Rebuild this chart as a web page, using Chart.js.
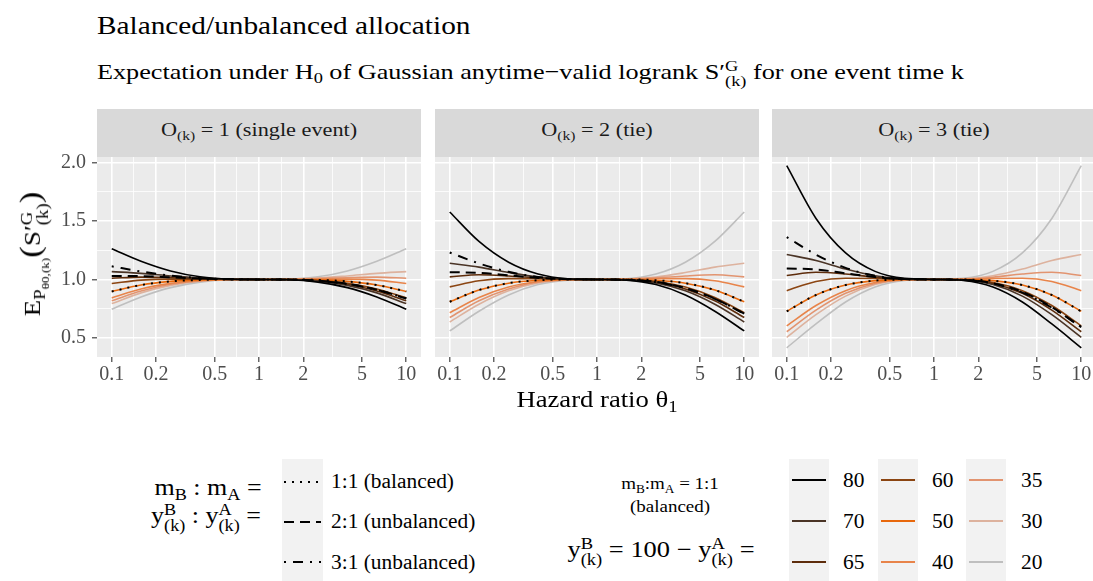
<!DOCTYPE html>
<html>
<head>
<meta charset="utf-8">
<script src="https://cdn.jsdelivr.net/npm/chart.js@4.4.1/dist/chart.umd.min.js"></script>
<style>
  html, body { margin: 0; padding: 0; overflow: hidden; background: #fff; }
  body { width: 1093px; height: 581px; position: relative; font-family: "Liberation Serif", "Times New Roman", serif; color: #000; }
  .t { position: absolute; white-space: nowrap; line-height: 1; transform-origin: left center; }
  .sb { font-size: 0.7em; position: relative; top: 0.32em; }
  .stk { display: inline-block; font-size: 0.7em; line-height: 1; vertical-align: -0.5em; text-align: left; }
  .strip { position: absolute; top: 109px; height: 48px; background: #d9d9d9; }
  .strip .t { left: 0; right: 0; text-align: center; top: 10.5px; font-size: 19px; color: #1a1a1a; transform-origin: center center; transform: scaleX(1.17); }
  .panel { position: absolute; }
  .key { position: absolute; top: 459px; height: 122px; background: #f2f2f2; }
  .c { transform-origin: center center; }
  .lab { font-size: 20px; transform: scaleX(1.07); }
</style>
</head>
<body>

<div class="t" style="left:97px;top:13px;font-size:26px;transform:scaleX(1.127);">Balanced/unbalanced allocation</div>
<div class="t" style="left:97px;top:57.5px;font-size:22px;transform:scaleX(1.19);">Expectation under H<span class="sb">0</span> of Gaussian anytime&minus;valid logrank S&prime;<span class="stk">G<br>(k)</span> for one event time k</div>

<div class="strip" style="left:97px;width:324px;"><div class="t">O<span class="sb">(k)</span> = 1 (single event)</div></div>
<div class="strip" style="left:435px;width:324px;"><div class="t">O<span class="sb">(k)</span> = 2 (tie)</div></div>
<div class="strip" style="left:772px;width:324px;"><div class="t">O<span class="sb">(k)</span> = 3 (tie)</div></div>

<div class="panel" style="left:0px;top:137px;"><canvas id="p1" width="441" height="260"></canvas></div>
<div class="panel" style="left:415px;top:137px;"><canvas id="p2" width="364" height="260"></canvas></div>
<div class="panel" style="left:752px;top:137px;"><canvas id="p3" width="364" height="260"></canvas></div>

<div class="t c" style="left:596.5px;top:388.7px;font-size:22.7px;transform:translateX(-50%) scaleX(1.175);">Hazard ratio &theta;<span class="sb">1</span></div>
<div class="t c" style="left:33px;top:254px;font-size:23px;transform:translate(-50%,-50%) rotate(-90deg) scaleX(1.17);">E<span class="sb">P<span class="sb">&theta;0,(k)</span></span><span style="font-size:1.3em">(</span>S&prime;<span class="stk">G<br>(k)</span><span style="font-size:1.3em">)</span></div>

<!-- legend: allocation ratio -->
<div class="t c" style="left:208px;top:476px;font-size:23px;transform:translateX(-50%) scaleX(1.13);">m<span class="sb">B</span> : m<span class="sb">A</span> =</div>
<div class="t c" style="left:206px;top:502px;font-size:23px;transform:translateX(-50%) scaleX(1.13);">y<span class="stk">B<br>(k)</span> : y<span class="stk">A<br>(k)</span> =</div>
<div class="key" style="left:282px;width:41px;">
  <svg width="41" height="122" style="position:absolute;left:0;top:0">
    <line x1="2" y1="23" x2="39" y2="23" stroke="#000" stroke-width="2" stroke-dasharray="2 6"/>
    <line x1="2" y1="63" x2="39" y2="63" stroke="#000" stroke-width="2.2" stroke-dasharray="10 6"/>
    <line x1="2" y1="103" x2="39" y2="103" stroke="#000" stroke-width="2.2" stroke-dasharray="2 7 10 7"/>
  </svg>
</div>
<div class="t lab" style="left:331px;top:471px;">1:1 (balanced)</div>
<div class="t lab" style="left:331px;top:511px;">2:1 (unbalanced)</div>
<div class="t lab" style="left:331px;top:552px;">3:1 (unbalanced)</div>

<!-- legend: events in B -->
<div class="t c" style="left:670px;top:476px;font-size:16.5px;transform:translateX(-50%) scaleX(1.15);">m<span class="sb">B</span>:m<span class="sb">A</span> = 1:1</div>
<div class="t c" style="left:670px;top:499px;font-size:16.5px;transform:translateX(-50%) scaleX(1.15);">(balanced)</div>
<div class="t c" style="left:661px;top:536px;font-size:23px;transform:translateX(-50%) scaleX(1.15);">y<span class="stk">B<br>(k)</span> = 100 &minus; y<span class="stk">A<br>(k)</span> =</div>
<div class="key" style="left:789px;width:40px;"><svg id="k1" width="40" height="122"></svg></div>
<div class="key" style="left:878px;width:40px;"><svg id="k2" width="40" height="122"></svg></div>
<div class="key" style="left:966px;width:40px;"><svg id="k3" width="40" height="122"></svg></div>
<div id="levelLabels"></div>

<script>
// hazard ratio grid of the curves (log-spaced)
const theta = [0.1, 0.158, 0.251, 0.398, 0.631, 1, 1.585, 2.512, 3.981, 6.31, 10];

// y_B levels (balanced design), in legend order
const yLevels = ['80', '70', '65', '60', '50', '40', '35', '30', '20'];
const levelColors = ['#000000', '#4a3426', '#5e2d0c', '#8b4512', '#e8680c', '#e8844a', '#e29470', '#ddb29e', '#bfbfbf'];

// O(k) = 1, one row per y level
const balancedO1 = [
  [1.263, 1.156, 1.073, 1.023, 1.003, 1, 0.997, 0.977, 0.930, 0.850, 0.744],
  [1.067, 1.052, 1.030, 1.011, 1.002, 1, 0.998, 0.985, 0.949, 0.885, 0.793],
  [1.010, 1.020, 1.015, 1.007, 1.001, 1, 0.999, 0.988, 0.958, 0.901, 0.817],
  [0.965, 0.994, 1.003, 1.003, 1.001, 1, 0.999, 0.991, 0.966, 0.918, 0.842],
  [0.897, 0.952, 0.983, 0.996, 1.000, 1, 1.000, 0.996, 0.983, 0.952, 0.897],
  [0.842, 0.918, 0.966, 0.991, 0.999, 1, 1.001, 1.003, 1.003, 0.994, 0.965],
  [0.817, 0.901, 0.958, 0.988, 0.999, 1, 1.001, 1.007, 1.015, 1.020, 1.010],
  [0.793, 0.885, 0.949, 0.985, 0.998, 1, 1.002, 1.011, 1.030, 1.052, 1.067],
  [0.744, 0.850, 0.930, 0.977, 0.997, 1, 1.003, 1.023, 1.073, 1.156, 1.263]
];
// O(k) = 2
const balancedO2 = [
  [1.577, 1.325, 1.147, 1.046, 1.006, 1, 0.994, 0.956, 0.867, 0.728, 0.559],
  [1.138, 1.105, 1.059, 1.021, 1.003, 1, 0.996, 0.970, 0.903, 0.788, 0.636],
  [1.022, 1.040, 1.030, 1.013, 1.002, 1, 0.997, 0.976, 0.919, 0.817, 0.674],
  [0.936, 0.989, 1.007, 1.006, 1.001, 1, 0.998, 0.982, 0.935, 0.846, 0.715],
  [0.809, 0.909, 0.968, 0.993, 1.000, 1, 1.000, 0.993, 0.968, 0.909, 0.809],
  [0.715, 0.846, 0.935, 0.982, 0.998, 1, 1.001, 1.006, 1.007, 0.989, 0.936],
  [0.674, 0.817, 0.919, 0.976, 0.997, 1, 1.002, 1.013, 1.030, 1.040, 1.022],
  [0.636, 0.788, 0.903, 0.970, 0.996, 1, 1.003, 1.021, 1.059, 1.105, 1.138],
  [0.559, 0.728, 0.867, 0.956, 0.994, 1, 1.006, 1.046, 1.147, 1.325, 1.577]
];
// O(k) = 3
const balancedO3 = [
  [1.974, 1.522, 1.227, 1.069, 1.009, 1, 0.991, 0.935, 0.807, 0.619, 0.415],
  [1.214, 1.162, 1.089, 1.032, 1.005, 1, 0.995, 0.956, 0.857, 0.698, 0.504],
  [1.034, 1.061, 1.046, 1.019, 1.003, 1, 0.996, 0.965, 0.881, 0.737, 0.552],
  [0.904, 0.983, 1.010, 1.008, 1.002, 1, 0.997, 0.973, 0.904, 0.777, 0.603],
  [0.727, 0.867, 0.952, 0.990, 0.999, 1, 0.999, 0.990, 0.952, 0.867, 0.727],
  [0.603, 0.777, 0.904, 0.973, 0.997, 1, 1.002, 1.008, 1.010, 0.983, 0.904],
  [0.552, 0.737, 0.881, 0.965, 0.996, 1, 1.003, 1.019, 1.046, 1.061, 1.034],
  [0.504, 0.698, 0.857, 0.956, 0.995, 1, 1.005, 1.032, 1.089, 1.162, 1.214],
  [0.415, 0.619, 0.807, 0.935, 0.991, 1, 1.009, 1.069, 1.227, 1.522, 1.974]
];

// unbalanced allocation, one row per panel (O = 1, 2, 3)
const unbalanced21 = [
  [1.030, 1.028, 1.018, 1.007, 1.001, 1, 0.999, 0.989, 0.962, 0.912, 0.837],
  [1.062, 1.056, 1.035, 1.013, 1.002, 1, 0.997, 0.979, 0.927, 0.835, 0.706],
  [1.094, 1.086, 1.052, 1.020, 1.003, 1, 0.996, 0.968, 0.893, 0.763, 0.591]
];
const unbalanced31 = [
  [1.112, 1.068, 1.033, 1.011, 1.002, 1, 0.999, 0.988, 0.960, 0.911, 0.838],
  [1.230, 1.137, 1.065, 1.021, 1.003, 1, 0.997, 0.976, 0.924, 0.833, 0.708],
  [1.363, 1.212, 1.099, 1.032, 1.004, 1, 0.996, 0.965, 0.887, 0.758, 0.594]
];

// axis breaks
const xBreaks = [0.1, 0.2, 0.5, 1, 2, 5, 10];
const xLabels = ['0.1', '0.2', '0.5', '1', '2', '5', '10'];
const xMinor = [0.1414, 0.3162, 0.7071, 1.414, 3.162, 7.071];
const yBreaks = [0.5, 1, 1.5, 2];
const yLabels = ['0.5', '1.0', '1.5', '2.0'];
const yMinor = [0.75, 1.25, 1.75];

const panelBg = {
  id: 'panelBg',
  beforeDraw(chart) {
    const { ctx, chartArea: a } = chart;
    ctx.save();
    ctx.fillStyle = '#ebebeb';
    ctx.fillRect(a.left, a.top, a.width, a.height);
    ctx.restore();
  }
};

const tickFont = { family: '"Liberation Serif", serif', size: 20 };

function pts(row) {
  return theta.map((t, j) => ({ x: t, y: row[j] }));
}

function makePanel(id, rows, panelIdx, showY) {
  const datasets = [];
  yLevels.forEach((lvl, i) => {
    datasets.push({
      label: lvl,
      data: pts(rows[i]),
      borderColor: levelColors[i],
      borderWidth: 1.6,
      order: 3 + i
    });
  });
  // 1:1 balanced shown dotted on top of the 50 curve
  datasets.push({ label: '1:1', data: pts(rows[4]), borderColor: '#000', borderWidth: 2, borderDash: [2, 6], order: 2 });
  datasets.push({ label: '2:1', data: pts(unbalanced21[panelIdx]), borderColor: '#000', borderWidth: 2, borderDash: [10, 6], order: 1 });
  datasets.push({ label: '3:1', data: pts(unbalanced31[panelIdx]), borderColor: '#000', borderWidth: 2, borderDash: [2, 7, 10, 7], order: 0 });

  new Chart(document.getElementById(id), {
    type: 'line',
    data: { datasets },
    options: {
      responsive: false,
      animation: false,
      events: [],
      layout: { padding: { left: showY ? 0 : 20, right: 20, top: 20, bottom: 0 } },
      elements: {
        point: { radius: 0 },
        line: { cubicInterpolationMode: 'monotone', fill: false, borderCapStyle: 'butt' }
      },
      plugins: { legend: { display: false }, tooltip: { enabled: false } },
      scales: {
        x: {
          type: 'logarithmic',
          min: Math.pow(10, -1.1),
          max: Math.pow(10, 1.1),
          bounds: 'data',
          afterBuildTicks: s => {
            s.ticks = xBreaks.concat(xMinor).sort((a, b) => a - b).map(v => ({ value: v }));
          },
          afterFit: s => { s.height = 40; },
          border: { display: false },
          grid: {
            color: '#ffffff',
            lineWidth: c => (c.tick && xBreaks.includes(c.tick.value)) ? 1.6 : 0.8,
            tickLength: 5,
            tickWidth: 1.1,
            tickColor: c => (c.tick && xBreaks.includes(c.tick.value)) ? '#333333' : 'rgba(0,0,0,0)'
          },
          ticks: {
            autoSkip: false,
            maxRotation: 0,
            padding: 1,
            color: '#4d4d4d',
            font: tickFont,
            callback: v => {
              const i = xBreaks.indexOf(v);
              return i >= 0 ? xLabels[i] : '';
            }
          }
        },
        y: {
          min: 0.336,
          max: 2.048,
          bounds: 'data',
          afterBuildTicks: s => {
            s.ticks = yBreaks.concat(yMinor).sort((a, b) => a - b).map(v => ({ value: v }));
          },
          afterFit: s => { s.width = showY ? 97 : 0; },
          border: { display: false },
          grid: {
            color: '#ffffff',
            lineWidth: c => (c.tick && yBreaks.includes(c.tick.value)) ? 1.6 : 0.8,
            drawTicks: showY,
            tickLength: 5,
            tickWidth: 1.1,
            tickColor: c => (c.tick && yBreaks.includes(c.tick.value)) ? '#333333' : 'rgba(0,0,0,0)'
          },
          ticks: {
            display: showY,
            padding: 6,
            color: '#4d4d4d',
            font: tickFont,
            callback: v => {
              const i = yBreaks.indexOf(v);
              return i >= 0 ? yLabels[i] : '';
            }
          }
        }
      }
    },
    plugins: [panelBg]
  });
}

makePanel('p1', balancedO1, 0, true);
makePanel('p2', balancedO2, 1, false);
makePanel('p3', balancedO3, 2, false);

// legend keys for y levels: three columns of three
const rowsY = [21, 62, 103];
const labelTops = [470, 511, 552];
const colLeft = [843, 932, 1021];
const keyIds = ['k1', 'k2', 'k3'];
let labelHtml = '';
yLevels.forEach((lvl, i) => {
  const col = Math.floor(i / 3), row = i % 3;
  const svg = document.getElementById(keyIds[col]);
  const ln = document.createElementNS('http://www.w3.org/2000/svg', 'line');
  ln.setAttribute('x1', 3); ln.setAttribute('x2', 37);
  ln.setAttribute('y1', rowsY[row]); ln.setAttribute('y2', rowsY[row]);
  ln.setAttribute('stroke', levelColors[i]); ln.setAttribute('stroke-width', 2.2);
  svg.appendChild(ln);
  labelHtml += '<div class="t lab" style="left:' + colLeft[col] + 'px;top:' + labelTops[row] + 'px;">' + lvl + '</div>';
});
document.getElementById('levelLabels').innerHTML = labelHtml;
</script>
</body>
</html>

---

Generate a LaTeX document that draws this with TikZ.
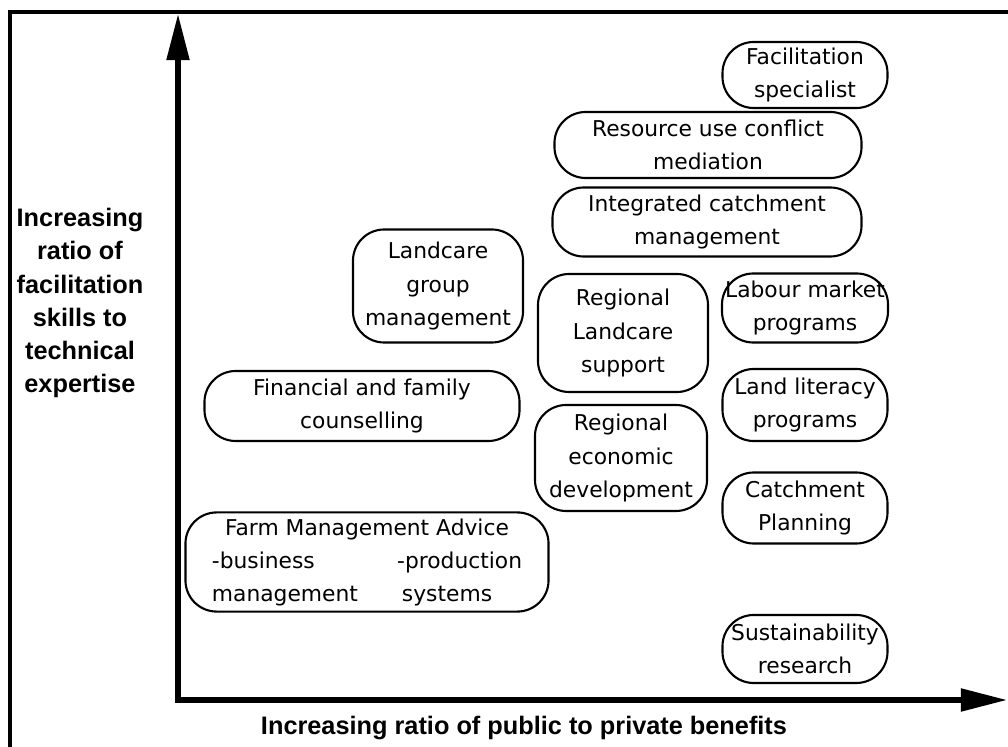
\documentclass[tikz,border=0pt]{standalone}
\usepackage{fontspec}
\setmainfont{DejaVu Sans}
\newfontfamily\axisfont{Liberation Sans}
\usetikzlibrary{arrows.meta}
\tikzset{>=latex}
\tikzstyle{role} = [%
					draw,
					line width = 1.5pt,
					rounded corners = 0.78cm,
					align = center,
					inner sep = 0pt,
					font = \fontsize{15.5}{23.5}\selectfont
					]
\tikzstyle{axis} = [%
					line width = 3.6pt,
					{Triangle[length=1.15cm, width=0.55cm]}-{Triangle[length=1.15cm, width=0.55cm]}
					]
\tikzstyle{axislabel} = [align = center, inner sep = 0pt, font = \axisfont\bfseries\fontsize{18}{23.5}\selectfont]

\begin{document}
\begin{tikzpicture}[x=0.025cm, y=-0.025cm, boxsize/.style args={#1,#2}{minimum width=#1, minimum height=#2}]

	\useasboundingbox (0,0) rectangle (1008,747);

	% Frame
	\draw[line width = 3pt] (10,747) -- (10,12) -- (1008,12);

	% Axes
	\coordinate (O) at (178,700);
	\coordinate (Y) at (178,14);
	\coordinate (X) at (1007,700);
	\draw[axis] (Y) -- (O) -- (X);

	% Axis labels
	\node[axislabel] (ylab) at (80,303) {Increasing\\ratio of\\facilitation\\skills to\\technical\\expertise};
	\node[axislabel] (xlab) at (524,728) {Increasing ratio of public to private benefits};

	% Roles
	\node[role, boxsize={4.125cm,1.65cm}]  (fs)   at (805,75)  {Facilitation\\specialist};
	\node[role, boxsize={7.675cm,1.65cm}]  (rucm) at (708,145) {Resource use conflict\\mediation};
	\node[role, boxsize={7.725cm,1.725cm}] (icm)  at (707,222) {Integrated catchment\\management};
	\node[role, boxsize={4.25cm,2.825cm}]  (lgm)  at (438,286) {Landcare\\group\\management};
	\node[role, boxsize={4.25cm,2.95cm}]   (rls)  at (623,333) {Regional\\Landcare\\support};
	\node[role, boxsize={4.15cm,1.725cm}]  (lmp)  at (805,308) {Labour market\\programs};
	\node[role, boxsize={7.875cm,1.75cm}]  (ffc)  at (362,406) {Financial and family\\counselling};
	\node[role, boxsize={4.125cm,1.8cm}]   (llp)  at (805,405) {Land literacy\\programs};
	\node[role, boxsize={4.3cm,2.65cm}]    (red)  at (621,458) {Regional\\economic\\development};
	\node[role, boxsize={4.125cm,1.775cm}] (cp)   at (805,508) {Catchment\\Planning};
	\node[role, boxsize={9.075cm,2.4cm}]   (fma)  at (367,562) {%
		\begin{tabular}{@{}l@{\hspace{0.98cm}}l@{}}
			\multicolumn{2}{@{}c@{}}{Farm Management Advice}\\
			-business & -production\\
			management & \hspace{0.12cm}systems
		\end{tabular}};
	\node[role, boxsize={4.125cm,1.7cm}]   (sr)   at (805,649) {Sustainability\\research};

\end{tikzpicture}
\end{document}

Your instructions:
How many lines in these records hold the string "this"? Reply with the number alone.

Final result:
2